To advocate a peaceful/non-violent consciousness--as well as family closeness, community connected-ness, and multicultural harmony--thereby initiating venues for collective discussion towards this end;

To promote, network, and market The Indie and other Loved by the Buffalo publications and magazines as alternative print media venues in the community, as well as forward the vision-mission of related organizations, individual performers, and bands; and

To offer exposure to unsigned bands and acts, allow them to connect with other venues and market, and possibly forge business and advocacy relationships in the process.

Beginnings

The Indie was conceptualized and conceived in late 1999 following the foundation of The Philippine Independent Communications, Inc. in New York City. A few months later, in early 2000, it was incorporated as a nonprofit, nonpartisan organization in Albany, NY. The brainstorm started when journalist-poet-organizer Pasckie Pascua attended a national gathering of Filipino-American college students at Harvard University in the Fall of 1999. After a week-long assimilation in the conference, he came up with a theoretical premise for ethnic minority/community organizing: The need to consolidate the growing population of ethnic Filipino youths in the US into a unified collective that addresses relevant sociopolitical/cultural issues in the mainland and in the Philippines.

At that time Pascua was also a news correspondent for the Philippine Daily Inquirer, the largest daily newspaper in the Philippines, and was co-editing a mainstream Filipino newspaper in Manhattan, Headline Philippines. Prior to that, he carved a long, tumultuous but colorful career in Manila as a journalist /editor/publisher (print, TV, radio), multi-awarded poet/playwright, cultural activist, filmmaker/scriptwriter, community organizer, member of political advisory teams, theater arts teacher, part-time college professor/lecturer, musician/bands manager/songwriter—from 1974 (at age 14), two years after the imposition of Martial Law by then (late) dictator Ferdinand Marcos, until (the last) time he left Manila in 1998. A well-traveled journalist and cultural worker, he has spent many years in mostly Asian and Southeast Asian countrysides and elsewhere in the world “to feel humanity right where they are.”

The Founder/leader

From late-70s to early-90s, Pascua was a fulltime member of various respected albeit elite activist/artist/media organizations in Manila – especially during the difficult years of the dictatorship – including the League of Filipino Students (activist student leaders), College Editors Guild of the Philippines, PETA Kalinangan Ensemble (Brechtian/Boal theater), Galian sa Arte at Tula (writers/poets), Concerned Artists of the Philippines, and We Forum/Malaya (an independent newspaper that was very instrumental in ushering the downfall of the Marcos regime).
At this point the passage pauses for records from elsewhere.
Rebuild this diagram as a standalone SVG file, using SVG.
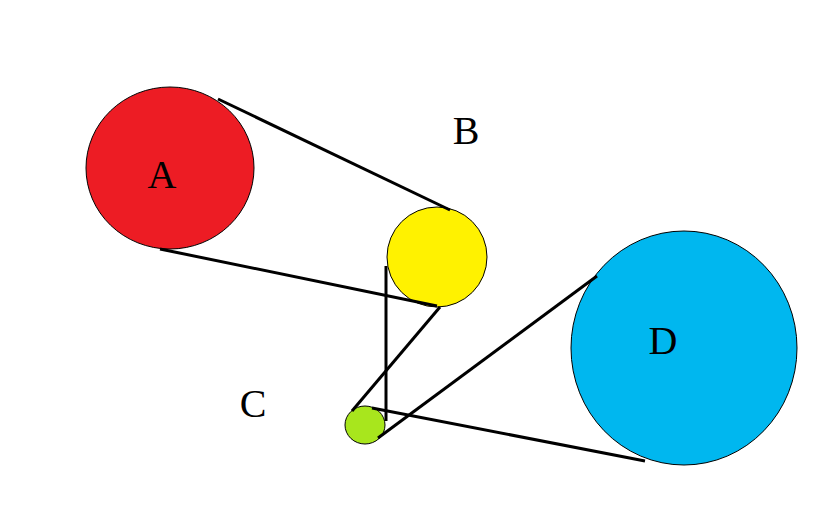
<svg xmlns="http://www.w3.org/2000/svg" width="840" height="525" viewBox="0 0 840 525">
<style>
.c{stroke:#000;stroke-width:1}
.l{stroke:#000;stroke-width:3;fill:none}
text{font-family:"Liberation Serif",serif;font-size:40px;fill:#000;text-anchor:middle}
</style>
<rect width="840" height="525" fill="#fff"/>
<g id="A"><ellipse class="c" cx="170" cy="168" rx="84" ry="81" fill="#ED1C24"/><text x="162" y="188">A</text></g>
<g id="B"><ellipse class="c" cx="437" cy="257" rx="50" ry="50" fill="#FFF200"/><text x="466" y="144">B</text></g>
<g id="C"><ellipse class="c" cx="365" cy="425" rx="20" ry="19" fill="#A8E61D"/><text x="253" y="417">C</text></g>
<g id="D"><ellipse class="c" cx="684" cy="348" rx="113" ry="117" fill="#00B7EF"/><text x="663" y="354">D</text></g>
<g id="connectors">
<line class="l" x1="218" y1="99" x2="450" y2="210"/>
<line class="l" x1="160" y1="249" x2="437" y2="306"/>
<line class="l" x1="386" y1="266" x2="386" y2="421"/>
<line class="l" x1="440" y1="307" x2="352" y2="411"/>
<line class="l" x1="378" y1="438" x2="597" y2="276"/>
<line class="l" x1="372" y1="408" x2="645" y2="461"/>
</g>
</svg>
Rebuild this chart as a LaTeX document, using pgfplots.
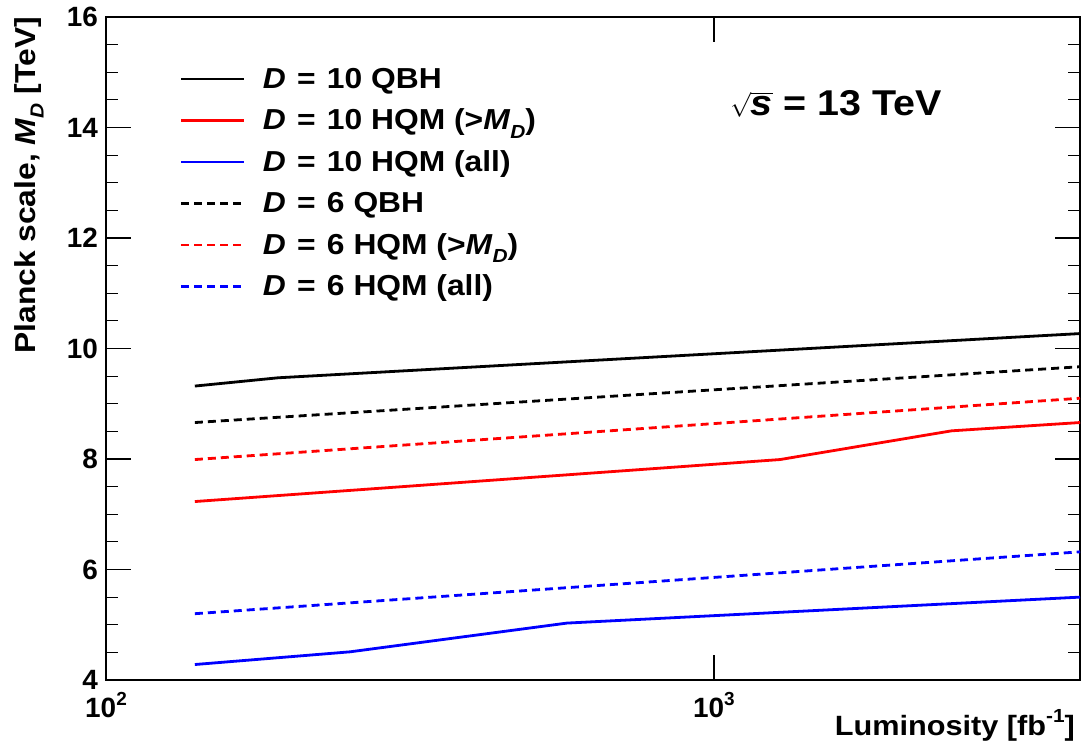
\documentclass[border=0pt]{standalone}
\usepackage{fontspec}
\setmainfont{Liberation Sans}[FakeStretch=1.1]
\newfontfamily\tickfont{Liberation Sans}
\usepackage{pgfplots}
\pgfplotsset{compat=1.18}
\newcommand{\fs}[1]{\fontsize{#1}{#1}\selectfont}
\newcommand{\MD}{\textit{M}\raisebox{-0.3em}{\fs{19}\textit{D}}}
\newcommand{\eq}{\hspace{2.5bp} = \hspace{2.5bp}}
\begin{document}
\begin{tikzpicture}
\begin{axis}[
  xmode=log, log basis x=10,
  scale only axis, width=974bp, height=663bp,
  xmin=100, xmax=4000, ymin=4, ymax=16,
  xtick={100,1000},
  xticklabels={10\raisebox{0.45em}{\fs{19}2}, 10\raisebox{0.45em}{\fs{19}3}},
  ytick={4,6,...,16}, minor y tick num=3,
  /pgf/number format/assume math mode=true,
  tick label style={font=\tickfont\bfseries\fs{28}},
  yticklabel style={inner sep=0pt, xshift=-8bp},
  xticklabel style={inner sep=0pt, yshift=-12bp},
  axis line style={line width=1.6bp},
  every tick/.style={black, line width=1.2bp},
  major tick length=25bp, minor tick length=12.5bp,
  xlabel={Luminosity [fb\raisebox{0.45em}{\fs{19}-1}]},
  ylabel={Planck scale, \MD{} [TeV]},
  every axis x label/.style={at={(axis description cs:0.9949,-0.083)}, anchor=base east, font=\bfseries\fs{28}, inner sep=0pt},
  every axis y label/.style={at={(axis description cs:-0.0729,1)}, rotate=90, anchor=base east, font=\bfseries\fs{29}, inner sep=0pt},
  legend style={at={(axis description cs:0.076,0.929)}, anchor=north west, draw=none, fill=none,
    inner sep=0pt, outer sep=0pt, font=\bfseries\fs{29}, row sep=11.5bp, column sep=17bp,
    nodes={inner sep=0pt, text height=24bp, text depth=6bp}},
  legend cell align=left,
  legend image code/.code={\draw[#1] (0bp,0bp) -- (63bp,0bp);},
  legend image post style={line width=2.8bp},
]
\coordinate (sw) at (rel axis cs:0,0);
\coordinate (ne) at (rel axis cs:1,1);

\addplot[black, line width=2.8bp] coordinates {(140,9.32) (192,9.47) (4000,10.27)};
\addlegendentry{\textit{D}\eq10 QBH}
\addplot[red, line width=2.8bp] coordinates {(140,7.23) (1284,7.99) (2460,8.51) (4000,8.66)};
\addlegendentry{\textit{D}\eq10 HQM (>\MD)}
\addplot[blue, line width=2.8bp] coordinates {(140,4.28) (252,4.51) (573,5.03) (4000,5.50)};
\addlegendentry{\textit{D}\eq10 HQM (all)}
\addplot[black, line width=2.8bp, dash pattern=on 8bp off 5bp] coordinates {(140,8.66) (4000,9.67)};
\addlegendentry{\textit{D}\eq6 QBH}
\addplot[red, line width=2.8bp, dash pattern=on 8bp off 5bp] coordinates {(140,7.99) (4000,9.10)};
\addlegendentry{\textit{D}\eq6 HQM (>\MD)}
\addplot[blue, line width=2.8bp, dash pattern=on 8bp off 5bp] coordinates {(140,5.20) (4000,6.32)};
\addlegendentry{\textit{D}\eq6 HQM (all)}

\node[anchor=base west, inner sep=0pt, font=\bfseries\fs{36}] at (axis description cs:0.6407,0.852)
  {$\sqrt{\mbox{\bfseries\itshape\fs{36}s}}$ = 13 TeV};
\end{axis}
\pgfresetboundingbox
\path[use as bounding box] ([shift={(-106bp,-69bp)}]sw) rectangle ([shift={(4bp,17bp)}]ne);
\end{tikzpicture}
\end{document}
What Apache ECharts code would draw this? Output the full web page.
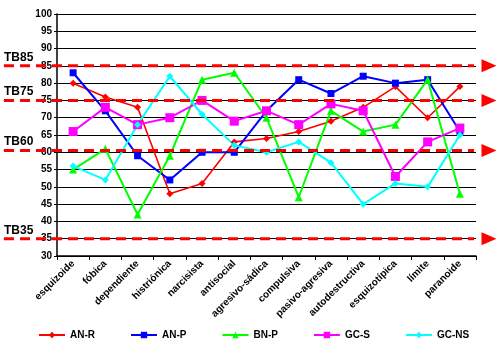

In 2000, then leading anti-US bases Filipino Senator (twice presidential aspirant) Raul Roco read Pascua’s poem, “Twenty Million Dollars” before the Philippine Senate to climax a dramatic stand by the country’s nationalist and activist lawmakers against the Visiting Forces Agreement between Washington and Manila.

While in New York City, Pascua worked with the militant Philippine Forum for almost a year on consultancy level, and was very instrumental in securing a foundation grant for the organization. He severed ties with Philforum--an affiliate of the left-leaning Bayan (Nation) in the Philippines--a few weeks after the group obtained the grant. He then formed the first incarnation of The Indie and The Traveling Bonfires. The nucleus of The Indie-NY in 2000-2001 was composed mainly of young, newly-grad intellectuals from Cornell University, Harvard, New York University, and Columbia University, with a smart mix of street-bred New Yorkers and young Filipino writers, artists and musicians who grew up in the Philippines.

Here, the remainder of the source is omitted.